Records from a data collection
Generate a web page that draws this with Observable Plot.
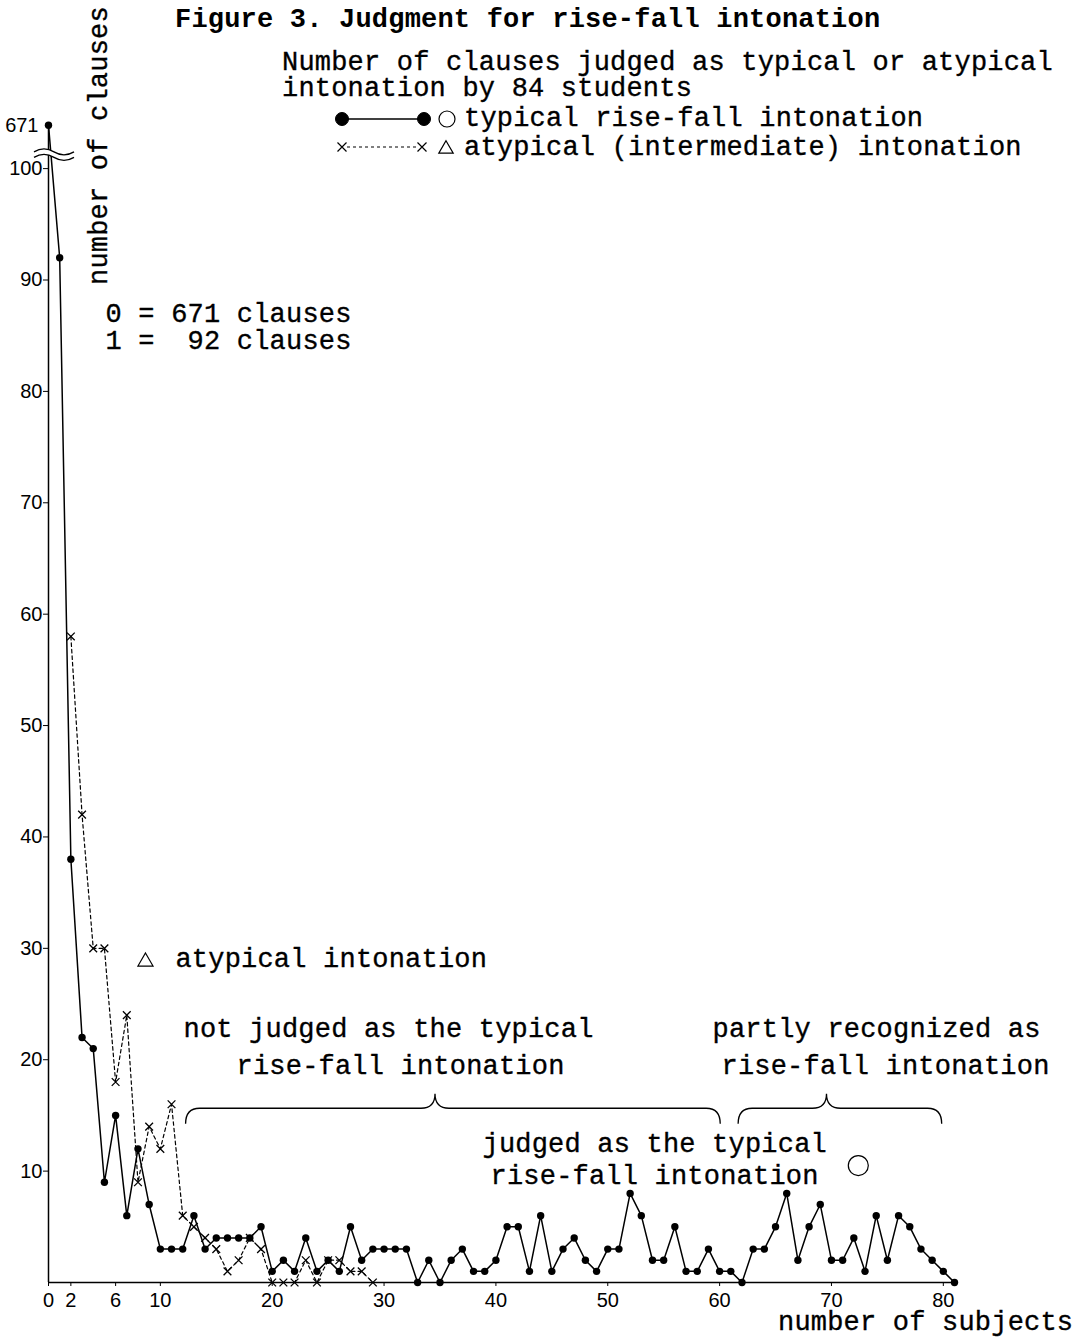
<!DOCTYPE html>
<html>
<head>
<meta charset="utf-8">
<script src="https://cdn.jsdelivr.net/npm/d3@7"></script>
<script src="https://cdn.jsdelivr.net/npm/@observablehq/plot@0.6"></script>
<style>
  html, body { margin: 0; padding: 0; background: #fff; }
  #chart { position: relative; width: 1087px; height: 1339px; }
  #chart svg { display: block; }
</style>
</head>
<body>
<div id="chart"></div>
<script>
// ---------------- data ----------------
const subjects = [
  0, 1, 2, 3, 4, 5, 6, 7, 8, 9,
  10, 11, 12, 13, 14, 15, 16, 17, 18, 19,
  20, 21, 22, 23, 24, 25, 26, 27, 28, 29,
  30, 31, 32, 33, 34, 35, 36, 37, 38, 39,
  40, 41, 42, 43, 44, 45, 46, 47, 48, 49,
  50, 51, 52, 53, 54, 55, 56, 57, 58, 59,
  60, 61, 62, 63, 64, 65, 66, 67, 68, 69,
  70, 71, 72, 73, 74, 75, 76, 77, 78, 79,
  80, 81
];
// clauses judged as typical rise-fall intonation (by n subjects)
const typicalCounts = [
  671, 92, 38, 22, 21, 9, 15, 6, 12, 7,
  3, 3, 3, 6, 3, 4, 4, 4, 4, 5,
  1, 2, 1, 4, 1, 2, 1, 5, 2, 3,
  3, 3, 3, 0, 2, 0, 2, 3, 1, 1,
  2, 5, 5, 1, 6, 1, 3, 4, 2, 1,
  3, 3, 8, 6, 2, 2, 5, 1, 1, 3,
  1, 1, 0, 3, 3, 5, 8, 2, 5, 7,
  2, 2, 4, 1, 6, 2, 6, 5, 3, 2,
  1, 0
];
// clauses judged as atypical (intermediate) intonation, subjects 0..29
const atypicalCounts = [
  null, null, 58, 42, 30, 30, 18, 24, 9, 14,
  12, 16, 6, 5, 4, 3, 1, 2, 4, 3,
  0, 0, 0, 2, 0, 2, 2, 1, 1, 0
];
const xTicks = [0, 2, 6, 10, 20, 30, 40, 50, 60, 70, 80];
const yTicks = [10, 20, 30, 40, 50, 60, 70, 80, 90, 100];
const yAxisMax = 100;          // regular part of the broken y axis
const yBreakSlot = 103.9;      // where values above the break are drawn

const annotations = [
  {x: 5.1, y: 86.2, text: "0 = 671 clauses"},
  {x: 5.1, y: 83.8, text: "1 = \u00a092 clauses"},
  {x: 11.35, y: 28.3, text: "atypical intonation"},
  {x: 12.07, y: 22.0, text: "not judged as the typical"},
  {x: 16.81, y: 18.74, text: "rise-fall intonation"},
  {x: 59.37, y: 22.0, text: "partly recognized as"},
  {x: 60.17, y: 18.74, text: "rise-fall intonation"},
  {x: 38.8, y: 11.7, text: "judged as the typical"},
  {x: 39.52, y: 8.86, text: "rise-fall intonation"}
];
const triangleNote = [{x: 8.67, y: 28.8}];
const circleNote = [{x: 72.4, y: 10.5}];
// braces: [start, tip, end] on subjects axis
const braces = [[12.3, 34.6, 60.1], [61.7, 69.6, 79.9]];
const braceLevels = {end: 14.2, line: 15.6, tip: 16.9};

// ---------------- table ----------------
const brk = v => (v > yAxisMax ? yBreakSlot : v);
const rows = subjects.map((s, i) => ({s, typical: typicalCounts[i], atypical: atypicalCounts[i]}));
const atypRows = rows.filter(d => d.atypical != null);
const bigValue = d3.max(typicalCounts);

const W = 1087, H = 1339;
const mono = "'Liberation Mono', 'Courier New', monospace";
const sans = "'Liberation Sans', Arial, sans-serif";

const plot = Plot.plot({
  width: W,
  height: H,
  marginLeft: 48,
  marginRight: 133,
  marginTop: 118,
  marginBottom: 57,
  style: {fontFamily: sans, fontSize: "20px", background: "#fff", color: "#000", overflow: "visible"},
  x: {domain: [0, d3.max(subjects)]},
  y: {domain: [0, 104.5]},
  marks: [
    Plot.ruleX([0], {y1: 0, y2: brk(bigValue), stroke: "#000", strokeWidth: 1.5}),
    Plot.ruleY([0], {x1: 0, x2: d3.max(subjects), stroke: "#000", strokeWidth: 1.5}),
    Plot.axisX({ticks: xTicks, tickSize: 4, tickPadding: 6, label: null, fontSize: 20}),
    Plot.axisY({ticks: yTicks, tickSize: 5, tickPadding: 1, label: null, fontSize: 20}),
    Plot.axisY({ticks: [brk(bigValue)], tickFormat: () => String(bigValue), tickSize: 0, tickPadding: 10, label: null, fontSize: 20}),
    Plot.line(atypRows, {x: "s", y: d => brk(d.atypical), stroke: "#000", strokeWidth: 1.2, strokeDasharray: "3.5,3"}),
    Plot.dot(atypRows, {x: "s", y: d => brk(d.atypical), symbol: "times", r: 3.6, stroke: "#000", strokeWidth: 1.3}),
    Plot.line(rows, {x: "s", y: d => brk(d.typical), stroke: "#000", strokeWidth: 1.5}),
    Plot.dot(rows, {x: "s", y: d => brk(d.typical), r: 3.7, fill: "#000", stroke: "none"}),
    Plot.text(annotations, {x: "x", y: "y", text: "text", textAnchor: "start", lineAnchor: "bottom",
      fontFamily: mono, fontSize: 27, fill: "#000", stroke: "#000", strokeWidth: 0.35}),
    Plot.dot(triangleNote, {x: "x", y: "y", symbol: "triangle", r: 5.6, stroke: "#000", strokeWidth: 1.2, fill: "none"}),
    Plot.dot(circleNote, {x: "x", y: "y", symbol: "circle", r: 10, stroke: "#000", strokeWidth: 1.2, fill: "none"})
  ]
});

document.getElementById("chart").appendChild(plot);

// ---------------- decorations using the plot scales ----------------
const xs = plot.scale("x"), ys = plot.scale("y");
const X = d3.scaleLinear(xs.domain, xs.range);
const Y = d3.scaleLinear(ys.domain, ys.range);
const svg = d3.select(plot);

// typewriter letter spacing on annotation texts
svg.selectAll("text").each(function() {
  const g = this.closest("[font-family]");
  if (g && g.getAttribute("font-family") === mono) this.setAttribute("letter-spacing", "0.2px");
});

// braces
function bracePath([a0, m0, b0]) {
  const a = X(a0), m = X(m0), b = X(b0);
  const yl = Y(braceLevels.line), ye = Y(braceLevels.end), yp = Y(braceLevels.tip);
  const r = 14;
  return `M${a},${ye} Q${a},${yl} ${a + r},${yl} L${m - r},${yl} Q${m},${yl} ${m},${yp} ` +
         `Q${m},${yl} ${m + r},${yl} L${b - r},${yl} Q${b},${yl} ${b},${ye}`;
}
svg.append("g").attr("fill", "none").attr("stroke", "#000").attr("stroke-width", 1.3)
  .selectAll("path").data(braces).join("path").attr("d", bracePath);

// axis break mark
const yb = Y(yAxisMax) - 13.5, bx = X(0) - 14;
const wave = (y) => `M${bx},${y} q10,-6 20,0 t20,0`;
svg.append("path").attr("d", wave(yb)).attr("fill", "none").attr("stroke", "#fff").attr("stroke-width", 5);
svg.append("path").attr("d", wave(yb - 2.8)).attr("fill", "none").attr("stroke", "#000").attr("stroke-width", 1.3);
svg.append("path").attr("d", wave(yb + 2.8)).attr("fill", "none").attr("stroke", "#000").attr("stroke-width", 1.3);

// titles, axis labels, legend
const tg = svg.append("g").attr("font-family", mono).attr("font-size", 27).attr("fill", "#000")
  .attr("text-anchor", "start").attr("letter-spacing", "0.2px").attr("stroke", "#000").attr("stroke-width", 0.35);
tg.append("text").attr("x", 175).attr("y", 27).attr("font-weight", "bold").attr("stroke-width", 0).text("Figure 3. Judgment for rise-fall intonation");
tg.append("text").attr("x", 282).attr("y", 70).text("Number of clauses judged as typical or atypical");
tg.append("text").attr("x", 282).attr("y", 96).text("intonation by 84 students");
tg.append("text").attr("x", 464).attr("y", 126).text("typical rise-fall intonation");
tg.append("text").attr("x", 464).attr("y", 155).text("atypical (intermediate) intonation");
tg.append("text").attr("transform", "translate(107,285) rotate(-90)").text("number of clauses");
tg.append("text").attr("x", 778).attr("y", 1330).text("number of subjects");

// legend symbols
const lg = svg.append("g").attr("stroke", "#000");
lg.append("line").attr("x1", 342).attr("x2", 424).attr("y1", 119).attr("y2", 119).attr("stroke-width", 1.4);
lg.append("circle").attr("cx", 342).attr("cy", 119).attr("r", 6.5).attr("fill", "#000");
lg.append("circle").attr("cx", 424).attr("cy", 119).attr("r", 6.5).attr("fill", "#000");
lg.append("circle").attr("cx", 447).attr("cy", 119).attr("r", 8).attr("fill", "none").attr("stroke-width", 1.2);
lg.append("line").attr("x1", 347).attr("x2", 417).attr("y1", 147).attr("y2", 147).attr("stroke-width", 1.1).attr("stroke-dasharray", "3,3");
const cross = (cx, cy, s) => `M${cx - s},${cy - s}L${cx + s},${cy + s}M${cx - s},${cy + s}L${cx + s},${cy - s}`;
lg.append("path").attr("d", cross(342, 147, 4.5) + cross(422, 147, 4.5)).attr("fill", "none").attr("stroke-width", 1.2);
lg.append("path").attr("d", d3.symbol(d3.symbolTriangle, 90)()).attr("transform", "translate(446,149)").attr("fill", "none").attr("stroke-width", 1.2);
</script>
</body>
</html>
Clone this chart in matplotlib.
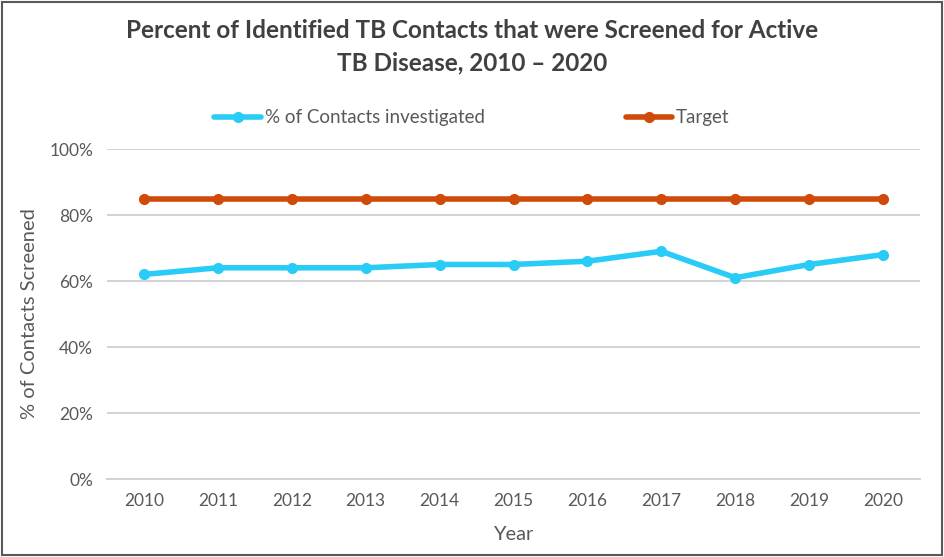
import matplotlib.pyplot as plt
from matplotlib.ticker import FuncFormatter

years = ['2010', '2011', '2012', '2013', '2014', '2015', '2016', '2017', '2018', '2019', '2020']
pct_investigated = [62, 64, 64, 64, 65, 65, 66, 69, 61, 65, 68]
target = [85, 85, 85, 85, 85, 85, 85, 85, 85, 85, 85]

plt.rcParams['font.family'] = ['Lato', 'DejaVu Sans']

fig = plt.figure(figsize=(9.44, 5.57), dpi=100)
ax = fig.add_axes([107 / 944, 1 - 479 / 557, (920 - 107) / 944, (479 - 149) / 557])

x = range(len(years))
ax.plot(x, pct_investigated, color='#29CCF6', lw=4, marker='o', ms=7,
        label='% of Contacts investigated', solid_capstyle='round')
ax.plot(x, target, color='#D04A0A', lw=4, marker='o', ms=7,
        label='Target', solid_capstyle='round')

ax.set_xlim(-0.5, len(years) - 0.5)
ax.set_ylim(0, 100)
ax.set_yticks(range(0, 101, 20))
ax.yaxis.set_major_formatter(FuncFormatter(lambda v, p: f'{v:.0f}%'))
ax.set_xticks(list(x))
ax.set_xticklabels(years)
ax.grid(axis='y', color='#D0D0D0', lw=1.3)
ax.set_axisbelow(True)
for s in ['top', 'right', 'left']:
    ax.spines[s].set_visible(False)
ax.spines['bottom'].set_color('#D0D0D0')
ax.spines['bottom'].set_linewidth(1.3)
ax.tick_params(length=0, labelsize=12.5, colors='#595959', pad=10)

ax.set_xlabel('Year', fontsize=14.5, color='#595959', labelpad=12)
ax.set_ylabel('% of Contacts Screened', fontsize=14.5, color='#595959', labelpad=8)

fig.text(0.5, 0.965, 'Percent of Identified TB Contacts that were Screened for Active\nTB Disease, 2010 \u2013 2020',
         ha='center', va='top', fontsize=17.5, fontweight='bold', color='#404040', linespacing=1.45)

fig.legend(loc='center', bbox_to_anchor=(0.5, 1 - 118 / 557), ncol=2, frameon=False,
           fontsize=13.5, labelcolor='#595959', columnspacing=7.5, handlelength=2.5, handletextpad=0.2)

fig.patches.append(plt.Rectangle((0.002, 0.003), 0.996, 0.994, transform=fig.transFigure,
                                 fill=False, edgecolor='#595959', lw=1.5))

fig.savefig('out.png', dpi=100)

Exercise details: Write out every line of the listing that holds the word "chart".

Exercise solution:
  #chart { position: relative; width: 1087px; height: 1339px; }
  #chart svg { display: block; }
<div id="chart"></div>
document.getElementById("chart").appendChild(plot);
Clone this chart in matplotlib.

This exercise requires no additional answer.